Viewer receives misconfigured external host name from Regions.ini
Now it gets more complicated. Suppose that instead of putting 192.168.1.2 in the My Region config I accidentally put 192.168.1.3 instead, which is a machine that doesn’t exist on my network.
[My Region] RegionUUID = dd5b77f8-bf88-45ac-aace-35bd76426c81 Location = 1000,1000 ... InternalPort = 9000 ExternalHostName = 192.168.1.3
In this case, the first part of the login process works okay and the progress bar moves along in the viewer. But when the Login Service returns the simulator information to the viewer, it returns the ExternalHostName of 192.168.1.3 instead of 192.168.1.2. The viewer will make a number of attempts to contact this non-existent simulator for the second part of the login, and so appear to hang for a while on a message such as “Waiting for region handshake…” before failing with a “We’re having trouble connecting…”
In this case, since 192.168.1.3 has no machine a simple ping will reveal the mistake. If there is a machine at that address or it’s the port number that is wrong then things are more complicated. It’s difficult to diagnose problems here since UDP messages are connectionless, unlike TCP. If you have a utility like netcat available on the viewer machine, you can try sending nonsense to the address and port given in Regions.ini. For instance, above we could doecho “foo” | nc -u 192.168.1.2 9000
and the simulator would print out a “Malformed data” message.
Viewer can’t reach region external host name
Now let’s suppose that the ExternalHostName and InternalPort are correct, but the viewer can’t reach that address for some reason (e.g. UDP messages to that port are blocked by a firewall). You’ll see exactly the same symptoms as if the host name is misconfigured. The diagnostics are also the same, with the addition that you need to thoroughly check your firewall and other network settings.
You can also see this if you’ve specified a public IP for ExternalHostName but you’re attempting a connection from within your LAN and your router does not support NAT loopback. The easiest solution is to get a router that does support NAT loopback though you might also want to try the workarounds listed on that wiki page.
A firewall prevents the simulator from replying to the viewer
Unlike the firewall blocking the login service reply above, this time the first part of the login process will complete correctly and the simulator will even receive the UseCircuitCode message. However, the Ack that it replies with (and any other UDP messages) is blocked by a firewall. In the simulator log you will see messages such as
[LLUDPSERVER]: Ignoring a repeated UseCircuitCode from 2c3b8307-e257-4d1e-b12f-76f2b8f50ee9 at 192.168.1.3:1208 for circuit 546230463
as the viewer resends the UseCircuitCode packet another 3 times (while it displays the “Waiting for region handshake…” message. Eventually, the viewer gives up and displays the “We’re having trouble connecting…” message. In this case, you need to carefully check that your firewall allows outbound UDP messages from the simulator to the viewer’s IP address.
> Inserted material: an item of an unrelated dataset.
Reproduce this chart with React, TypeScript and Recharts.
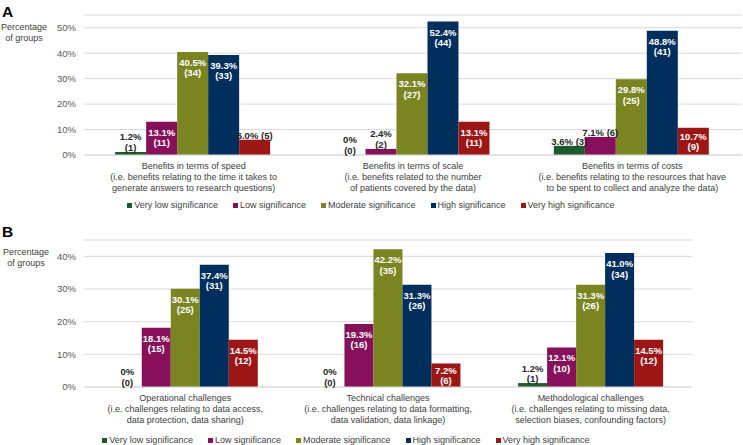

As you can see, the login process is complicated. Much of this complexity exists so that in grid mode simulators can be hosted on different machines to the login service.
In grid mode, all of the above information still applies, with the addition that the login service and simulators communicate over a network rather than within a single process. This is another point of failure. If there’s a problem here then you should see an error in the login service log and the viewer will return with a “Unable to connect to grid” message.